The beat, tenor and character of Hyderabad is in flux. The pace of life has become fast and frantic thanks to the IT culture. But luckily, life here is not heartless, selfish or commercial yet. People still have time for friends and families.
To outsiders Hyderabad conjures up images of nawabs, fabulous banquets, chowki dinners and pearl shopping in the quaint little bazaars around Charminar. Yes, the city offers both the hectic pace and the laid back style. Choice is yours.
From Charminar to Cyberabad a lot of water has flown down the Musi. Hyderabad has a new icon in the Hitec city now. Yet, visitors flock to the ‘purana shahr' for the charm it exudes. It has its bright spots. But if one wants to look at the stereotypes there are plenty – abject poverty, communal conflicts and ditched child brides.
Hyderabad continues to be vibrant due to its variety. Unlike other metros, it welcomes everyone and rejects none. That's its matchless spirit. Initially newcomers might find an ethnic and cultural barrier but soon they adopt it. And in no time they become the city's unabashed fans. Yes, Hyderabad thrives – leavened by the spirit of nonchalance best captured by its unofficial motto: khaya piya chal diya.
Hyderabad appears to exercise a sort of magnetic pull. Whoever migrates here ultimately settles and becomes its part. No wonder visitors to Mecca Masjid take turns sitting on the marble slab perpetuating the legend that whoever sits on it comes back again.
Why are people attracted to Hyderabad? The ‘Gandipet ka paani', which is fast depleting now, might be a lore although the seventh Nizam carried it wherever he went. But essentially the city draws one because of its accommodating nature. A place of pulsating hearts, someone in dire need don't have to look far for help. Heart-warming stories are dime a dozen here.
Right from its inception the city attracted people from far and wide. “The salubrious climate and genial temperament of the people apart, the open-hearted policy of the erstwhile rulers played a great part,” says M. A. Qaiyum, noted historian.

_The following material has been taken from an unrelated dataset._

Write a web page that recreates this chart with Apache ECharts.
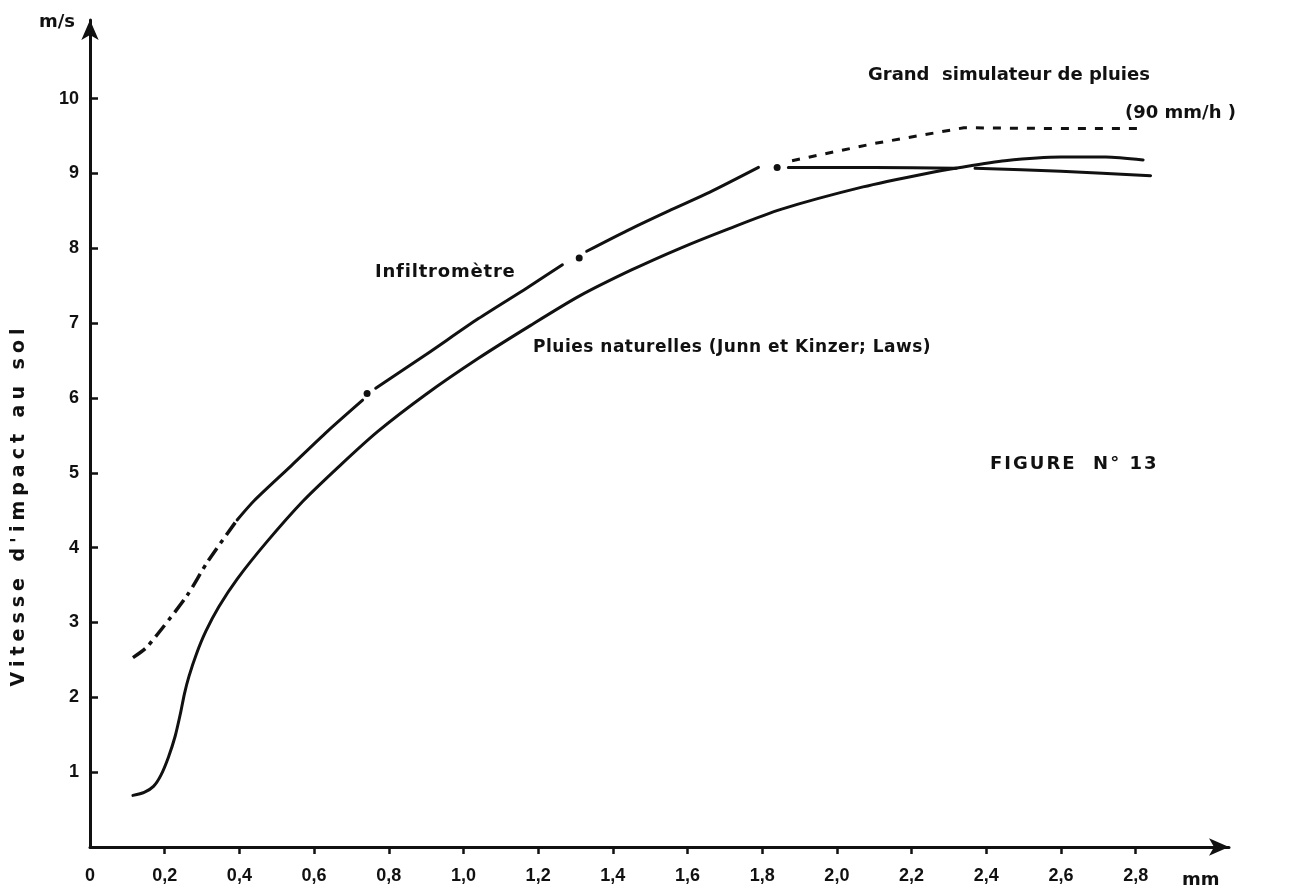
<!DOCTYPE html>
<html><head><meta charset="utf-8">
<script src="https://cdn.jsdelivr.net/npm/echarts@6/dist/echarts.min.js"></script>
<style>html,body{margin:0;padding:0;background:#fff}#c{width:1289px;height:894px}</style>
</head><body><div id="c"></div>
<script>
// ---- data ----
const xTickValues = [0.2,0.4,0.6,0.8,1.0,1.2,1.4,1.6,1.8,2.0,2.2,2.4,2.6,2.8];
const xLabelValues = [0,0.2,0.4,0.6,0.8,1.0,1.2,1.4,1.6,1.8,2.0,2.2,2.4,2.6,2.8];
const yTickValues = [1,2,3,4,5,6,7,8,9,10];

const naturalRain = [[0.115,0.69],[0.145,0.73],[0.17,0.81],[0.19,0.96],[0.21,1.2],[0.228,1.48],[0.242,1.78],[0.253,2.05],[0.265,2.28],[0.285,2.58],[0.31,2.88],[0.345,3.21],[0.394,3.58],[0.474,4.08],[0.57,4.62],[0.67,5.10],[0.77,5.55],[0.90,6.05],[1.04,6.53],[1.18,6.97],[1.31,7.36],[1.45,7.71],[1.58,8.00],[1.71,8.26],[1.85,8.52],[2.07,8.82],[2.24,9.00],[2.33,9.08],[2.45,9.17],[2.60,9.22],[2.72,9.22],[2.82,9.18]];

const infiltroDashDot = [[0.115,2.53],[0.15,2.66],[0.193,2.92],[0.26,3.36],[0.316,3.82],[0.394,4.37]];
const infiltroSeg1 = [[0.394,4.37],[0.44,4.63],[0.54,5.10],[0.635,5.55],[0.73,5.97]];
const infiltroSeg2 = [[0.765,6.13],[0.90,6.58],[1.04,7.06],[1.17,7.47],[1.265,7.78]];
const infiltroSeg3 = [[1.33,7.96],[1.44,8.24],[1.55,8.50],[1.66,8.75],[1.79,9.08]];
const infiltroSeg4 = [[1.87,9.08],[2.10,9.08],[2.32,9.07]];
const infiltroSeg5 = [[2.37,9.07],[2.60,9.03],[2.84,8.97]];
const infiltroDots = [[0.742,6.06],[1.31,7.87],[1.84,9.08]];

const simulator = [[1.88,9.17],[2.10,9.40],[2.34,9.61],[2.60,9.60],[2.82,9.60]];

const labelInfiltro = 'Infiltromètre';
const labelNatural = 'Pluies naturelles (Junn et Kinzer; Laws)';
const labelSimul1 = 'Grand  simulateur de pluies';
const labelSimul2 = '(90 mm/h )';
const labelFigure = 'FIGURE  N° 13';
const yName = "Vitesse d'impact au sol";
const yUnit = 'm/s';
const xUnit = 'mm';

// ---- letter tracking of the original typesetting (canvas letterSpacing) ----
const tracking = {};
tracking[yName] = 5; tracking[labelFigure] = 2; tracking[labelInfiltro] = 0.8; tracking[labelNatural] = 0.5;
(function () {
  const P = CanvasRenderingContext2D.prototype;
  if (!('letterSpacing' in P)) return;
  const origFill = P.fillText;
  P.fillText = function (t, x, y, m) {
    const want = (tracking[t] || 0) + 'px';
    const f = this.font;
    this.letterSpacing = want;
    this.font = f;
    if (m === undefined) origFill.call(this, t, x, y); else origFill.call(this, t, x, y, m);
    this.letterSpacing = '0px';
    this.font = f;
  };
})();

// ---- chart ----
const INK = '#111';
const FONT = '"DejaVu Sans"';
const tickFont = { fontFamily: 'Liberation Sans', fontWeight: 'bold', fontSize: 18, color: INK };

function solid(data) {
  return { type: 'line', data: data, showSymbol: false, smooth: 0.25, silent: true,
    lineStyle: { color: INK, width: 3, cap: 'round' } };
}

const series = [
  solid(naturalRain),
  Object.assign(solid(infiltroDashDot), { lineStyle: { color: INK, width: 3.5, type: [15, 6, 4, 6], cap: 'butt' } }),
  solid(infiltroSeg1), solid(infiltroSeg2), solid(infiltroSeg3), solid(infiltroSeg4), solid(infiltroSeg5),
  { type: 'scatter', data: infiltroDots, symbolSize: 7, itemStyle: { color: INK, opacity: 1 }, silent: true },
  { type: 'line', data: simulator, showSymbol: false, smooth: false, silent: true,
    lineStyle: { color: INK, width: 3, type: [8, 9] } }
];

function txt(x, y, text, size) {
  return { type: 'text', x: x, y: y, style: { text: text, font: 'bold ' + size + 'px ' + FONT, fill: INK, verticalAlign: 'middle' } };
}

const chart = echarts.init(document.getElementById('c'), null, { renderer: 'canvas' });
chart.setOption({
  animation: false,
  backgroundColor: '#fff',
  grid: { left: 90, right: 60, top: 20, bottom: 47, containLabel: false },
  xAxis: {
    type: 'value', min: 0, max: 3.05,
    axisLine: { show: true, onZero: false, symbol: ['none', 'arrow'], symbolSize: [13, 20],
      lineStyle: { color: INK, width: 3 } },
    axisTick: { show: true, customValues: xTickValues, length: 7, lineStyle: { color: INK, width: 2.5 } },
    axisLabel: Object.assign({ customValues: xLabelValues, margin: 20,
      formatter: function (v) { return v === 0 ? '0' : v.toFixed(1).replace('.', ','); } }, tickFont),
    splitLine: { show: false }
  },
  yAxis: {
    type: 'value', min: 0, max: 11.05,
    axisLine: { show: true, onZero: false, symbol: ['none', 'arrow'], symbolSize: [13, 20],
      lineStyle: { color: INK, width: 3 } },
    axisTick: { show: true, inside: true, customValues: yTickValues, length: 8, lineStyle: { color: INK, width: 2.5 } },
    axisLabel: Object.assign({ customValues: yTickValues, margin: 11,
      formatter: function (v) { return String(v); } }, tickFont),
    splitLine: { show: false }
  },
  series: series,
  graphic: [
    txt(39, 22, yUnit, 18),
    txt(1182, 880, xUnit, 18),
    { type: 'text', x: 19, y: 505, rotation: Math.PI / 2, style: { text: yName, font: 'bold 19px ' + FONT, fill: INK, align: 'center', verticalAlign: 'middle' } },
    txt(375, 272, labelInfiltro, 18),
    txt(533, 348, labelNatural, 17),
    txt(990, 464, labelFigure, 18),
    txt(868, 75, labelSimul1, 18),
    txt(1125, 113, labelSimul2, 18)
  ]
});
</script>
</body></html>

While the Turks, Arabs, Iranians, Armenians, Abyssinians came during the time of Qutb Shahis, the Asaf Jahi rule drew people from all over the country. Thus Hyderabad drew unqualified praise from both visitors and foreign travellers who found it better and bigger than any Mughal city.
Hyderabad of yore was a perfect example of plural society. Regardless of their religious affiliations everyone took part in the dominant public culture. Imposing residences of Hindu and Muslim nobles shared space with commoners.
Visitors are struck by the diversity of sub culture here. Right from the Qutb Shahi to Mughal, Rajput, Rajasthani, French, English, vernacular and modern architecture exists. Over the years the topography of Hyderabad has undergone a sea change but the old city remains much the same except for a few cosmetic changes here and there. “The human bond and the one-to-one touch here is difficult to find elsewhere,” says Mr. Qaiyum.
Increase in migration
In the recent years the pace of migration to the city has only increased. Sure, Hyderabad founder Mohd Quli Qutb Shah's prayer to God to fill the city with people like fish in the ocean is more than fulfilled.
Now the prayer seems to have become a nightmare with more people than the city can manage. “Heritage has taken a back seat with real estate becoming the priority,” rues P. Anuradha Reddy, convenor, Intach, Hyderabad chapter.
Nothing typifies a city more than its monuments and structures. But the exponential growth is leading to many a hoary building biting dust. Will the cityscape alter beyond recognition in the days to come? Conservationists want city planners to keep in mind the culture, history and sentiments of the people before implementing schemes that assault its heritage.
Unfortunately, the generation next as also the politicians lack that emotional and historical connect with the city. That explains why except a few feeble voices hardly there is a protest whenever a landmark is razed to the ground.
Nostalgia is still strong but there is this urge among the people to get a slice of the ‘happening city' pie. “No one is born with a silver spoon anymore. One has to struggle for his place under the sun,” remarks a member of a royal family.
The city of domes and minarets offers you the best of both worlds – traditional and modern. For free spirits there are a variety of hangouts like dance floors, bars, water parks. And for the conventional there is no dearth of qawwalis, mushairas and breathtaking palaces.
Today Hyderabad is bigger, lustier and louder than ever. Whatever, the Hyderabad appeal endures.